Unlike traditional 3d metal printing, which works by laying down a powder which is then baked in an oven to fully sinter it, this bridge seems to be constructed by directly welding additional metal to the existing structure.
Here's a fun DIY attempt at the same kind of idea: https://www.youtube.com/watch?v=sFXniBbgbw0 (and, if you're into home machining, almost all of the other videos on his channel are very enjoyable too).
We're not quite at the fully consumer-ready stage yet, there is a lot of tinkering and know-how that would be too much for the average consumer. I'd say the current state of 3D printing is at the same level 2D printing was ~40 years ago (comparatively), but I'm confident we'll reach a similar stage within the next few years.
For those interested, the RepRap community is extremely active and there are lots of open-source projects (including hardware) to get involved with.
3D printing is an incredible intersection of software, electronics, machinery, chemistry, and an open, community-driven R&D environment. It is the most fun I’ve had since being a child building RC cars.
Source: own and operate 50 3D printers
1. Basic electricity
2. PWM
3. Battery chemistry and care
4. Transmissions/gear ratios
5. How DC motors work. Winds and turns and brushes, etc.
6. Suspension basics
7. Basic RF (crystals and channels and avoiding interference)
8. Soldering
I didn't realize it at the time (and I don't think my parents did, either), but I learned so much more from that hobby than I did in school, for those areas.
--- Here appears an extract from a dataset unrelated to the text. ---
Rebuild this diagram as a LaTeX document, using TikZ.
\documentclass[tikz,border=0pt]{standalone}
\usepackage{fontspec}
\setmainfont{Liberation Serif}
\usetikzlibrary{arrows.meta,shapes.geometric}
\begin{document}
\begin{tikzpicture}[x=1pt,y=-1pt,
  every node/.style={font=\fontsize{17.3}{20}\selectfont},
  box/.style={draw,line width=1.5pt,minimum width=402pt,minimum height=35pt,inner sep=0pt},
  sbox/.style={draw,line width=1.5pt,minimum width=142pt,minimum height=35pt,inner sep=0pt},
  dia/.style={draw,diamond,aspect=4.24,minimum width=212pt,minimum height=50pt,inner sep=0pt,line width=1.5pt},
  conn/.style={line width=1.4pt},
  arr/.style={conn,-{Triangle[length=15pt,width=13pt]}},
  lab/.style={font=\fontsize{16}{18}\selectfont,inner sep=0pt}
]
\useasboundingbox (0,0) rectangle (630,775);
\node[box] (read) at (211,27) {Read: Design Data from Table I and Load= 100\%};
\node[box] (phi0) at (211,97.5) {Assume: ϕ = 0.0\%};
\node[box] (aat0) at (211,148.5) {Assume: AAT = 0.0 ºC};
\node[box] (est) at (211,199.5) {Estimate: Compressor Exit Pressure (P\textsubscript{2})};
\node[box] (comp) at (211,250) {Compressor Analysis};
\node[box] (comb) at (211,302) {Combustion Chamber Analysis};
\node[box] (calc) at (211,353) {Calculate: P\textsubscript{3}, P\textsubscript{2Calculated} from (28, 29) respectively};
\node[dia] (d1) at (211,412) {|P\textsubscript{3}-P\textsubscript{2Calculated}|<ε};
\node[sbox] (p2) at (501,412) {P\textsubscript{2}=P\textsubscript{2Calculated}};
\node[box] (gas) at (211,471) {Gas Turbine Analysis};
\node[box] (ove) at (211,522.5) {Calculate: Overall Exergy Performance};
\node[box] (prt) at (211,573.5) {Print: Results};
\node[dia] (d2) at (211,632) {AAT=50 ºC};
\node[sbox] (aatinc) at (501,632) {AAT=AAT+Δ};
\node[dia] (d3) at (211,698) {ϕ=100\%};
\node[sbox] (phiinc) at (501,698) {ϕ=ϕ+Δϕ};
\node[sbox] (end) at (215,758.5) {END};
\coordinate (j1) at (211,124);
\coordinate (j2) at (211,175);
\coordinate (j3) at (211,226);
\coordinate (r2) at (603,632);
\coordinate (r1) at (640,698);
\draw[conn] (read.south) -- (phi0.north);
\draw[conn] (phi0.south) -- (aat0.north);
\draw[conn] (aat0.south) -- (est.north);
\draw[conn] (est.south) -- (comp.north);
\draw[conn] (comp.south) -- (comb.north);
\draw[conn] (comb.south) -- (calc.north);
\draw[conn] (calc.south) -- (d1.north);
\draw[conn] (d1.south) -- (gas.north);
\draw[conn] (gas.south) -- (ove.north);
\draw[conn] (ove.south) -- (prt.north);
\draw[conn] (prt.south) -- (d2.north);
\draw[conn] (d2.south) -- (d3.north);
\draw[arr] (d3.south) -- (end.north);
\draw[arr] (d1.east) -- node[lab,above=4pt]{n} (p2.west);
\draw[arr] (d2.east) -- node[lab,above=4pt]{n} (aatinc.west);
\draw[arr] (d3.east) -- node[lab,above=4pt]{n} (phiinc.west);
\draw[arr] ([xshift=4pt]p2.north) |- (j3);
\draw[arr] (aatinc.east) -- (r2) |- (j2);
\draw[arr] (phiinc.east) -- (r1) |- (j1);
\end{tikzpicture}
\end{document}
3D printing feels the same way. I only recently got the Monoprice 120mm^2 unit, and it's working great for what I've thrown at it so far.
What are you using for all the non-plastic parts? Do you print slides and bracing as well?
I have started experimenting with printed linear rails, and likely V2 of the printer will have printed rails on the z axis. The bushings are printed nylon that thread directly into the bed, x carriage, etc. I would also like to start experimenting with printed wiring, but most conductive filament is more like resistor wire, so that would take some figuring out.
As far as the frame and all that; yes it’s all printed. You’d be surprised how much the part count starts to fall when you no longer have to attach different parts together and you instead start integrating them into a single, printed part.
My current favorite application is to make holding fixtures for things like breakout boards so that I can fabricate systems out of a bunch of separate boards easily.
How would you recommend a 3D printer operator could learn more about Grasshopper? Are the tutorials good?
EDIT:Yes, it's that grasshopper https://www.rhino3d.com/6/new/grasshopper for a demo reel
You don't need to print up a full-scale prototype anymore than you would do that with a traditional design and construction technique.
I suppose you could do that with FDM as well, but the precision required for smaller prints is much greater.
Before anyone scoffs that this must result in nerdy and ugly shapes, airplanes are beautiful shapes and none of that is for aesthetics or artistic purposes. It's simply the best shape for flying. As manufacturing techniques improve, the airplane shapes get more subtly flowing forms, and get even more beautiful.
In my reading about the history of aircraft, aesthetics have nothing to do with it. Performance and cost are everything.
For example, the elliptical wing of the Spitfire is often mentioned as a big part of the beauty of the design. But the elliptical planform is the most efficient wing design (the Mitsubishi Zero had one, too, for the same reason). Giving your pilots every edge possible is everything in those designs. And yet look at the beauty that resulted.
The downside of the Spitfire shape was it took twice as many hours to produce as the Me-109, which was designed to be easy to manufacture.
I can't think of a single successful airplane design that was designed to be beautiful - from the Wright Flyer to the Sopwith Camel to the Spitfire to the DC-3 to the Concorde to the Blackbird. Not one. Yet they're all beauties.
Art makes us think about what could be - and imagine a future of solutions that are utilitarian in new ways, or address needs we didn't know we had.
There is beauty in engineering. There is also beauty in pure imagination.
There's a great deal of point to it - saving money in material and fabrication costs.
This is a technology demonstration, not an example of super high efficiency. It also took much longer to make than it would have taken to make it in a more traditional way.
That said it still came in rather competitive compared to the alternatives, which says quite a bit about how manufacturers of such structures normally charge.
https://www.tudelft.nl/en/2015/io/the-first-3d-printed-bridg...
Ah, it is the same project only a bit delayed and they've redesigned the bridge itself and moved the project indoors during the printing phase (which makes good sense).
Great work!
It's 1000 km of welding wire welded together. It counts as a new "type" of steel depending on how flexible you are with what counts as different "types".